Visual: Returning to the outdoor scene, where two researchers, one of them Jessica Minnis, interview a fisherman. As they speak, they point to a map of the marine area that is on the table.
Speaker: Jessica Minnis
O.K., so you know, they're starting to put a marine protected area in within the cays. Now how is that going, is that going to affect your fishing at all, or are you going to still be able to fish within the marine protected areas?
Speaker: Fisherman
Well, like they say, once you protect it you can't go around there, you can't fish in that place. So what would happen is, these same cays that they block out here, they're so productive. If they have to do it for a certain amount of years, I have no problem with it, you understand what I'm saying, I always could leave it and be happy for it for me too, you know?

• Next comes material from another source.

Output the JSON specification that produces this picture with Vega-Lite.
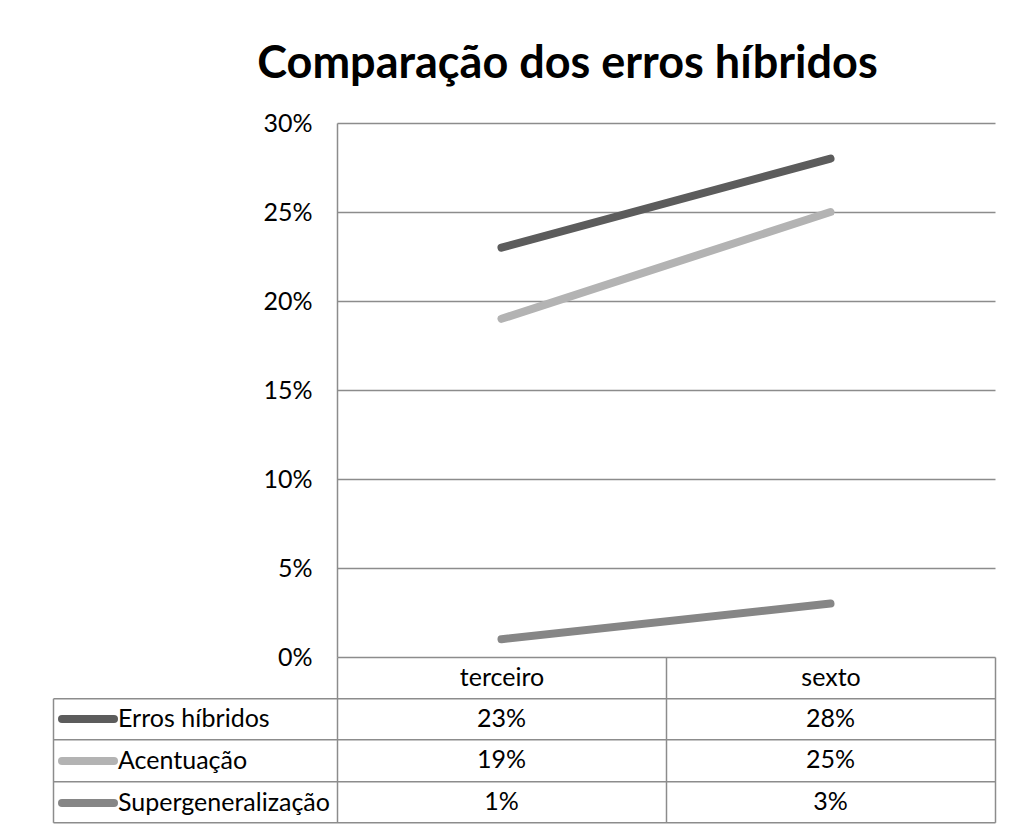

And the younger generation. But if they just close it forever, I need to go have a word with them because that's my livelihood in the neighborhood.
Visual: Jessica Minnis, in the classroom, speaking to the camera
Specifically, on the island of Exuma, the individual, the communities are saying that they would like to have a marine protected area in partnership that the people as well as the government should be working together to make the marine parks work.
Visual: Montage of scientists on boat and in lab
Speaker: Dan Brumbaugh
My vision for this project is that we're going to change the way people think about doing applied research in marine environments. Hopefully we'll be very successful in integrating the biophysical and socioeconomic aspects. And then secondly I really hope that we have an impact on decision making in the Bahamas.
Visual: Scientists scuba diving, shots of coral reef
Speaker: Kate Holmes
The project is focusing on the Bahamas as sort of a model system, but hopefully a lot of the information that we find from this project can be extrapolated, can be extended to other areas in the Caribbean, and perhaps some of the findings too can be extended all over the world.